-- Start of RECORDS FOR PROCESSING --

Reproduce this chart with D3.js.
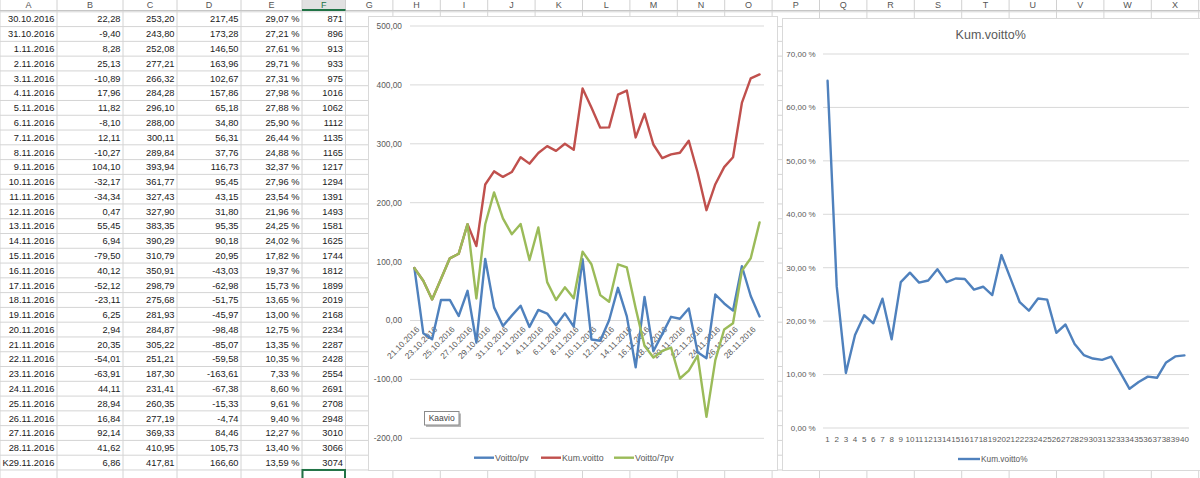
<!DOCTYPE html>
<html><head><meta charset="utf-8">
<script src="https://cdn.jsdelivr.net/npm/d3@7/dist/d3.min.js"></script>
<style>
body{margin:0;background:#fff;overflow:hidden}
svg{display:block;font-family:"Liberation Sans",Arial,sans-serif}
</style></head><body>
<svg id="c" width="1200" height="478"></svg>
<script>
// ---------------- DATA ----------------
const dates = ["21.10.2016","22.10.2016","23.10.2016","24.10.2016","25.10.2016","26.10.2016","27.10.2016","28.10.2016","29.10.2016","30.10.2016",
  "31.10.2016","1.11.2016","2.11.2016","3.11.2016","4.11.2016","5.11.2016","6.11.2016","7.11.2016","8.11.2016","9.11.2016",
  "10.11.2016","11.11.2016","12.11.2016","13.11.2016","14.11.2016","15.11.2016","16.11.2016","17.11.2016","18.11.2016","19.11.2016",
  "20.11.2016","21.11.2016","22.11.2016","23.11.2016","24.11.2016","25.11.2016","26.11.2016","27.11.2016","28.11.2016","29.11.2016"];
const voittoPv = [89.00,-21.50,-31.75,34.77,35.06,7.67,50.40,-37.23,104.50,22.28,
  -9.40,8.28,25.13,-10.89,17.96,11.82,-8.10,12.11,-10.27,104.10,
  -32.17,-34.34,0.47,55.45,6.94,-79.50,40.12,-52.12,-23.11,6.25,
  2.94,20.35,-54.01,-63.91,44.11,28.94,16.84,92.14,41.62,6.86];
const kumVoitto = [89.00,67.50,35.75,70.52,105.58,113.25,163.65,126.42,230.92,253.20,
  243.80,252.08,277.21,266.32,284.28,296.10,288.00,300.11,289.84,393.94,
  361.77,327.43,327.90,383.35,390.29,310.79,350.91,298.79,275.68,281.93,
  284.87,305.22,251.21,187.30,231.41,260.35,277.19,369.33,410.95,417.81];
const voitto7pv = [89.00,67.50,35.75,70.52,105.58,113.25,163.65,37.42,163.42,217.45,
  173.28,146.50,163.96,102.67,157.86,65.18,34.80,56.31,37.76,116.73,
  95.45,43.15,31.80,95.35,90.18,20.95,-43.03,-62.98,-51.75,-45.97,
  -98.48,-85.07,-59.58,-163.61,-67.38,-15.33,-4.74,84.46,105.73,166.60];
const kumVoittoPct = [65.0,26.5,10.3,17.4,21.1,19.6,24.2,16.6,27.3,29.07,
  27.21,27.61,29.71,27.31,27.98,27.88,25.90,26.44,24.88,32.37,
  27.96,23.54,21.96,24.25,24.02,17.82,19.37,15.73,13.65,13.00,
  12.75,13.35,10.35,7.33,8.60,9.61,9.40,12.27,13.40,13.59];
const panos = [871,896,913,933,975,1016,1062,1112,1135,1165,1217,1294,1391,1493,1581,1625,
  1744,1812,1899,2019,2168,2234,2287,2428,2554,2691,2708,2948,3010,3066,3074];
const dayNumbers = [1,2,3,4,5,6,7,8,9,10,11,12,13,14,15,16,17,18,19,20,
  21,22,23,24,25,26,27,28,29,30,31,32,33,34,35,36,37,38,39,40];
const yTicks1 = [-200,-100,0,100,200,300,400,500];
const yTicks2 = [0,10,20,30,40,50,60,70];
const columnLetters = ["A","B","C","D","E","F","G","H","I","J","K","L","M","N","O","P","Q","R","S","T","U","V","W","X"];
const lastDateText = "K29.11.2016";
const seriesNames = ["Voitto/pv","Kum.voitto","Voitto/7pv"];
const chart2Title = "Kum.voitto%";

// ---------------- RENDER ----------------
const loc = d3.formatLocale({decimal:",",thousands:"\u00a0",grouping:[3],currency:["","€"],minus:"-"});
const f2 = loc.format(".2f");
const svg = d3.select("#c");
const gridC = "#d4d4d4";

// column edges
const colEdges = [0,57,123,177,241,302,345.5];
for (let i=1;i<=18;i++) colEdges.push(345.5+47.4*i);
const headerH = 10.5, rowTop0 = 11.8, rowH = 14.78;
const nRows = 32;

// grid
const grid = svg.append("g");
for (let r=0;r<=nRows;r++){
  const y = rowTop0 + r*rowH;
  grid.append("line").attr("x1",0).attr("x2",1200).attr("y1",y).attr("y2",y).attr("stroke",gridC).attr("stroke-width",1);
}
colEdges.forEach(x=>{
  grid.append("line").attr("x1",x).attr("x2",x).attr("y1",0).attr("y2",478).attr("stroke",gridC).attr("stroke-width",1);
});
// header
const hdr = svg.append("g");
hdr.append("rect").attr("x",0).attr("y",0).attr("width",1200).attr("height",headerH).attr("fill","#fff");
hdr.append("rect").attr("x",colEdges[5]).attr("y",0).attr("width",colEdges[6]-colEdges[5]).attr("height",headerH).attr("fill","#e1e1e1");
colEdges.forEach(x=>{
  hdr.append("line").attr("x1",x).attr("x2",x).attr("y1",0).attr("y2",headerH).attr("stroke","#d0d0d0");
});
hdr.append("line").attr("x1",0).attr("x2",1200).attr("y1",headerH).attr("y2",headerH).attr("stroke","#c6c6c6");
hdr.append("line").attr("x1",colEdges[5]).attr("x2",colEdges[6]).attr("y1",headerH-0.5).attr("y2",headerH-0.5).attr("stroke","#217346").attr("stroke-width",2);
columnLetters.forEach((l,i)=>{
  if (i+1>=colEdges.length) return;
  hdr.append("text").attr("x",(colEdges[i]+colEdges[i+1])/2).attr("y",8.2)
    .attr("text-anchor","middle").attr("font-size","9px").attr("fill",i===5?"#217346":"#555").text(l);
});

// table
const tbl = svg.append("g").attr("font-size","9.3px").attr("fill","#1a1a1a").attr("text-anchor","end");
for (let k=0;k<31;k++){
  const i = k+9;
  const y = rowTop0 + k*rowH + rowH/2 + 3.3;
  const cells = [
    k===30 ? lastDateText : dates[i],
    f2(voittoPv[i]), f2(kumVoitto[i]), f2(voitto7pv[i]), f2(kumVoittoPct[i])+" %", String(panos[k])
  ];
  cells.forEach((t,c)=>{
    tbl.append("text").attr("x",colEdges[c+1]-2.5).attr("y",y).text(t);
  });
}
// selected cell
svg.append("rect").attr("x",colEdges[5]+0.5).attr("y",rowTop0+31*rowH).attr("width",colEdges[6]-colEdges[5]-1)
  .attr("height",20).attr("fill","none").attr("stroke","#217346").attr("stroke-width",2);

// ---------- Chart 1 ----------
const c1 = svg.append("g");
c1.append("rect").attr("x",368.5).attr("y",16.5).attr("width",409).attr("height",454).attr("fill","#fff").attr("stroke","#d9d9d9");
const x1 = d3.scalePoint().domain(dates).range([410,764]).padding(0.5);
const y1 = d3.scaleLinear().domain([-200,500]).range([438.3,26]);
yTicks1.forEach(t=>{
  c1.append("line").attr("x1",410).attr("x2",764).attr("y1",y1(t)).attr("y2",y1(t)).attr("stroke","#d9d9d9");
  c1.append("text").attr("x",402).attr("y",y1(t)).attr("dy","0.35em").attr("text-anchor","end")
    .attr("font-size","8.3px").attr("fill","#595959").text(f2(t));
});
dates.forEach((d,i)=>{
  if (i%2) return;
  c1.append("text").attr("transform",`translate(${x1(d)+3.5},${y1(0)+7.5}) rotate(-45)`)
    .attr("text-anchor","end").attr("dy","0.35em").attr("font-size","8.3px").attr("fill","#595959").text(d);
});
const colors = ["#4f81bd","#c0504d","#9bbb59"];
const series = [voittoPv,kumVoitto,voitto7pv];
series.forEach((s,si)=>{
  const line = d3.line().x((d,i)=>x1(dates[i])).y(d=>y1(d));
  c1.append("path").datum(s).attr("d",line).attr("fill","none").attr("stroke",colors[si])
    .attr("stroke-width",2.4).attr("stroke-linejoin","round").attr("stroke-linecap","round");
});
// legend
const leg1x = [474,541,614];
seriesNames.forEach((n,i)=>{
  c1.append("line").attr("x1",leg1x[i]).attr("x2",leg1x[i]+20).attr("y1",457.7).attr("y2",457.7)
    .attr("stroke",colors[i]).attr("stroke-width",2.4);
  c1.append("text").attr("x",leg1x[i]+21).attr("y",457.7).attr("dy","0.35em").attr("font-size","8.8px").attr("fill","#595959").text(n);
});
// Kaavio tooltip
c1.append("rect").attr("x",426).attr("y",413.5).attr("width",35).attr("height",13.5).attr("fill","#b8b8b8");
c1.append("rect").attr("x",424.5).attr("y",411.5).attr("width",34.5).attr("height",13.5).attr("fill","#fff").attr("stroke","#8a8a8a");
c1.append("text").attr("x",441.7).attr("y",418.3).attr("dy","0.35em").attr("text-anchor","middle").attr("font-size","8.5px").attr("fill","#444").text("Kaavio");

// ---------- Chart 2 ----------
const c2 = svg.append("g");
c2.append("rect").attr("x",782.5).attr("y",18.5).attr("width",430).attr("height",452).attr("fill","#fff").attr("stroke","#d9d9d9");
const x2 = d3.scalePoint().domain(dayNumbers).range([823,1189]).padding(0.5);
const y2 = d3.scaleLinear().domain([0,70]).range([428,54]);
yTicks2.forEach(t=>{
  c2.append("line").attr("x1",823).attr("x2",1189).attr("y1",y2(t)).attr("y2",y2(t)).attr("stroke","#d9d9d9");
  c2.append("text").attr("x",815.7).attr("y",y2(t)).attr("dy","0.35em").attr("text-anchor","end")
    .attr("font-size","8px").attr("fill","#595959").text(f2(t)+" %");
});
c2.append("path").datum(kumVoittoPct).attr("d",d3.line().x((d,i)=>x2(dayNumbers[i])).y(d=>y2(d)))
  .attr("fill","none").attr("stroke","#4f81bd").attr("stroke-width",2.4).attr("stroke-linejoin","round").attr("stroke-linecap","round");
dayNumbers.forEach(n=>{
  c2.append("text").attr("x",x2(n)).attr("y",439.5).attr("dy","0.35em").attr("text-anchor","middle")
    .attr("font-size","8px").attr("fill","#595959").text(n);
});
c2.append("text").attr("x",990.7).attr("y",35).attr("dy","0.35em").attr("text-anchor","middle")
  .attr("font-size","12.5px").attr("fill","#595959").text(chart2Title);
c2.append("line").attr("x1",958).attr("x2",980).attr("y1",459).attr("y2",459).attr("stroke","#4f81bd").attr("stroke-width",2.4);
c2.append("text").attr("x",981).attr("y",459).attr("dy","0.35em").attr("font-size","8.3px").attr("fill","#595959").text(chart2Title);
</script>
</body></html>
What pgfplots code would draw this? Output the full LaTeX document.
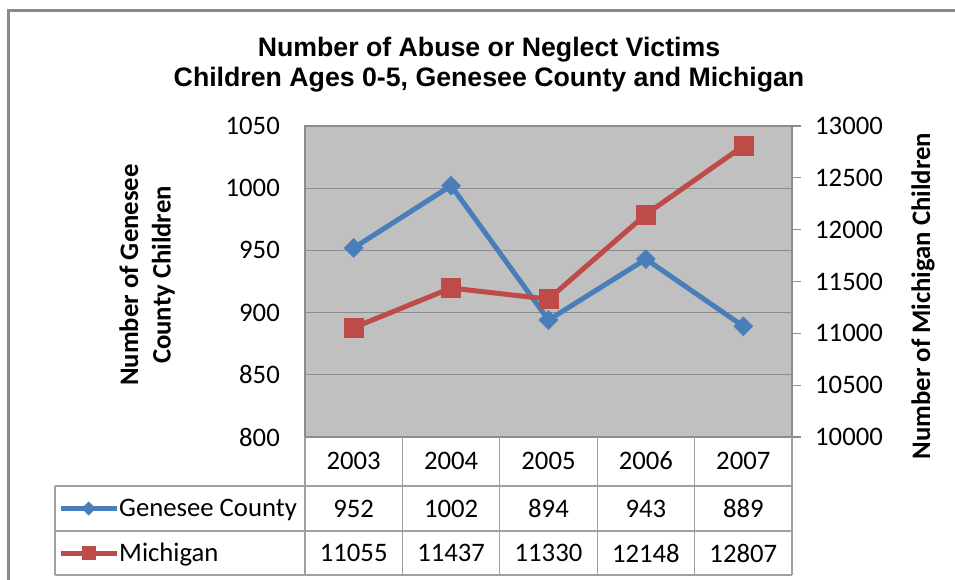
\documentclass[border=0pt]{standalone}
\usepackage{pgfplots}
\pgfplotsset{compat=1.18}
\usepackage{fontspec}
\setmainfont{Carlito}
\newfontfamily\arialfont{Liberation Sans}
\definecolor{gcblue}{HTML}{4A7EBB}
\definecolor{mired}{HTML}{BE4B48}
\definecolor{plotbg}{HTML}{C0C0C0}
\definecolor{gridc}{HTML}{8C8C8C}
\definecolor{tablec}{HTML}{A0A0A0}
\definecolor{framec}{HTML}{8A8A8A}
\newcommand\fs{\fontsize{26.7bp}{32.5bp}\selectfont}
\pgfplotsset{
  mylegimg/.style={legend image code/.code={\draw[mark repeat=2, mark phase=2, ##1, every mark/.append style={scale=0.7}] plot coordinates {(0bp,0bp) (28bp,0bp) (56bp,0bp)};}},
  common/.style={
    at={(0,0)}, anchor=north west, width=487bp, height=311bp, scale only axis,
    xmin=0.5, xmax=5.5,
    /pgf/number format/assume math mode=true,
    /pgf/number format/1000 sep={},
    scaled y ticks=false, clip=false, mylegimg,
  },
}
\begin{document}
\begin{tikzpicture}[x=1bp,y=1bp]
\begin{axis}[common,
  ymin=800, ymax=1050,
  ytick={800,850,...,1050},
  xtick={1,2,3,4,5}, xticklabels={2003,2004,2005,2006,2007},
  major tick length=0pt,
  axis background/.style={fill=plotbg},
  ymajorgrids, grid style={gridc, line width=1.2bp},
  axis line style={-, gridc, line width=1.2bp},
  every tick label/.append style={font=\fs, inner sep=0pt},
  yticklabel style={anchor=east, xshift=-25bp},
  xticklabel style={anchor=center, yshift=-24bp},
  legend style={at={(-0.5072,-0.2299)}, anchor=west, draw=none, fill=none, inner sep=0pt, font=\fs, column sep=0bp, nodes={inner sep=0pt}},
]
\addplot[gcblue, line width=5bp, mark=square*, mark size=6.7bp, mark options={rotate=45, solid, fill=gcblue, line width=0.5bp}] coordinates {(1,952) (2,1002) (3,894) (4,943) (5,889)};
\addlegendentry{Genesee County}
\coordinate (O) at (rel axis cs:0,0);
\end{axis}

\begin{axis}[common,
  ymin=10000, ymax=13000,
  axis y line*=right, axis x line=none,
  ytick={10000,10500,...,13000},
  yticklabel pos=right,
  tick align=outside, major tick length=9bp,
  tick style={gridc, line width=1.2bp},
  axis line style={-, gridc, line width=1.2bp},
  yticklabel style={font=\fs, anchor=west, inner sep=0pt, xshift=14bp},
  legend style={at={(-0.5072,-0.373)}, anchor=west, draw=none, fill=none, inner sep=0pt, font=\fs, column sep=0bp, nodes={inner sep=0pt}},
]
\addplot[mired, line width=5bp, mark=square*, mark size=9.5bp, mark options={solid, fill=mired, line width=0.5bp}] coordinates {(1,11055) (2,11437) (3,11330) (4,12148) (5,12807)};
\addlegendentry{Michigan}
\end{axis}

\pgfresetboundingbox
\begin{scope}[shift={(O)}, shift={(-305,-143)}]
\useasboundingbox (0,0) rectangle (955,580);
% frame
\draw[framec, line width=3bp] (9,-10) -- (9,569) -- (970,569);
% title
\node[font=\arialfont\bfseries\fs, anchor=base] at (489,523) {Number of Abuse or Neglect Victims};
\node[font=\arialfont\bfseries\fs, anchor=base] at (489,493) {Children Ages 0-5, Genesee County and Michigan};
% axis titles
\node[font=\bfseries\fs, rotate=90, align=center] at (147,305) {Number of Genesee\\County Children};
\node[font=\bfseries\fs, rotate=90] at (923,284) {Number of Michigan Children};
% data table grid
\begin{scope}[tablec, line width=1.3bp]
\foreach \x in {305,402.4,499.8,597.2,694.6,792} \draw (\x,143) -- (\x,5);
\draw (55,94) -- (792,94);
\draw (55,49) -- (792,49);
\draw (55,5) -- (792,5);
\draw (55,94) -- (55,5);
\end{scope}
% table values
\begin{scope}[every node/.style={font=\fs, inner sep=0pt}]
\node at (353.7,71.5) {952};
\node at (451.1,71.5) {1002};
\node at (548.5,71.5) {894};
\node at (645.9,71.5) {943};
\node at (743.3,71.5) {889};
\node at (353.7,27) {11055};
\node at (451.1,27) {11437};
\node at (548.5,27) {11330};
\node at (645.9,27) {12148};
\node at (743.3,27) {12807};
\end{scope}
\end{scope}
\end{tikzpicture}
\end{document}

-- End of RECORDS FOR PROCESSING --

→ **SET TASK**:
Copy each line above where the string "code" occurs.

→ **RESULT OF THIS TASK**:
What pgfplots code would draw this? Output the full LaTeX document.
  mylegimg/.style={legend image code/.code={\draw[mark repeat=2, mark phase=2, ##1, every mark/.append style={scale=0.7}] plot coordinates {(0bp,0bp) (28bp,0bp) (56bp,0bp)};}},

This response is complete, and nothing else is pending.